Mom and I walked toward the lobby and in the hallway, she stopped and said, out of the blue, “I want to go home. I want my mommy.” I turned and pulled her toward me and held her in a hug. I held on tight, and for several seconds. I was offering comfort and at the same time hoped I was distracting her from her thoughts. “You seem so happy here,” I said. She seemed to enjoy the hug. We walked into the lobby, where a DVD was playing on the TV. A woman on the TV sang, “The bells are ringing for me and my gal. The birds are singing for me and my gal. …” I don’t think it was Judy Garland, however. Mom stopped and conducted an imaginary orchestra in the air and tried to sing along. She had the rhythm and the sound right, but couldn’t muster the words. We walked down the hall, and I sang that chorus quietly a time or two, all the while holding her hand or stroking her back.
Mom hasn’t said she wants to go home in – well, it’s been so long that I don’t remember it.
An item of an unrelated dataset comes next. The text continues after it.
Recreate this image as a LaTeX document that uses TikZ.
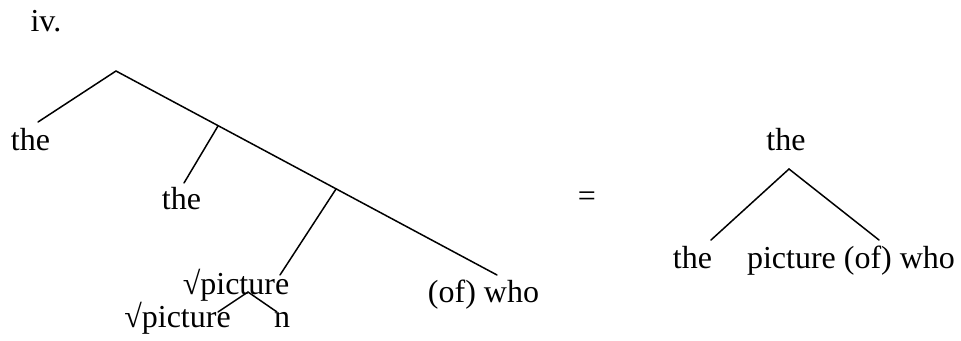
\documentclass[tikz,border=0pt]{standalone}
\usepackage{fontspec}
\setmainfont{Liberation Serif}
\begin{document}
\begin{tikzpicture}[x=1pt,y=-1pt,
  lbl/.style={inner sep=0pt,anchor=base,font=\fontsize{32}{38}\selectfont},
  branch/.style={line width=1.5pt,line cap=round}]
\useasboundingbox (0,0) rectangle (961,340);
% labels
\node[lbl] (iv) at (46,31) {iv.};
\node[lbl] (the1) at (30.5,150) {the};
\node[lbl] (the2) at (181.5,209) {the};
\node[lbl] (rootup) at (236,294) {\char"221A picture};
\node[lbl] (rootlow) at (177.5,327) {\char"221A picture};
\node[lbl] (n) at (282,327) {n};
\node[lbl] (ofwho) at (483.5,302) {(of) who};
\node[lbl] (eq) at (587,206) {=};
\node[lbl] (theR) at (786,150) {the};
\node[lbl] (theRL) at (692.5,268) {the};
\node[lbl] (picR) at (851,268) {picture (of) who};
% branch points and line ends
\coordinate (root) at (116,71);
\coordinate (b1) at (218,126);
\coordinate (b2) at (336,189);
\coordinate (e1) at (38,122);
\coordinate (e2) at (184,183);
\coordinate (e3) at (280,275);
\coordinate (e4) at (497,275);
\coordinate (s0) at (248,292);
\coordinate (s1) at (218,312);
\coordinate (s2) at (277,312);
\coordinate (r0) at (789,169);
\coordinate (r1) at (711,240);
\coordinate (r2) at (879,240);
% left tree
\draw[branch] (e1) -- (root) -- (e4);
\draw[branch] (b1) -- (e2);
\draw[branch] (b2) -- (e3);
\draw[branch] (s1) -- (s0) -- (s2);
% right tree
\draw[branch] (r1) -- (r0) -- (r2);
\end{tikzpicture}
\end{document}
I frankly don’t know if she has said it at all at the Alz center. Even in assisted living, though she initially complained that she was living in a cave, she showed no residual fondness for the apartment she had just vacated. I assume and fervently hope her desire for home today was a fleeting and one-time thing and that she’ll never say it again. More important, I hope she’ll never feel that feeling. As far as she knows, she is home.
When we returned to the program area, Mom headed back to the stinky couch. She stretched out on it in true Bonnie fashion. I sat in a chair next to her head. I stroked her hair a little bit and she stretched out more completely, fully lying down. She began singing to herself, a song I didn’t recognize. She was entertaining herself. But she also seemed tired. It wasn’t long after breakfast, and I tend to think she feels sleepy after meals. I encouraged her to take a nap. I told her I had to get to work and kissed her goodbye. As I chatted briefly with another support group friend at a nearby table, I saw Mom talking quietly to herself, or maybe singing, while still lying on the couch. I’d like to think that was a sign that she was back to her content self, comfortable and safe in her own little world.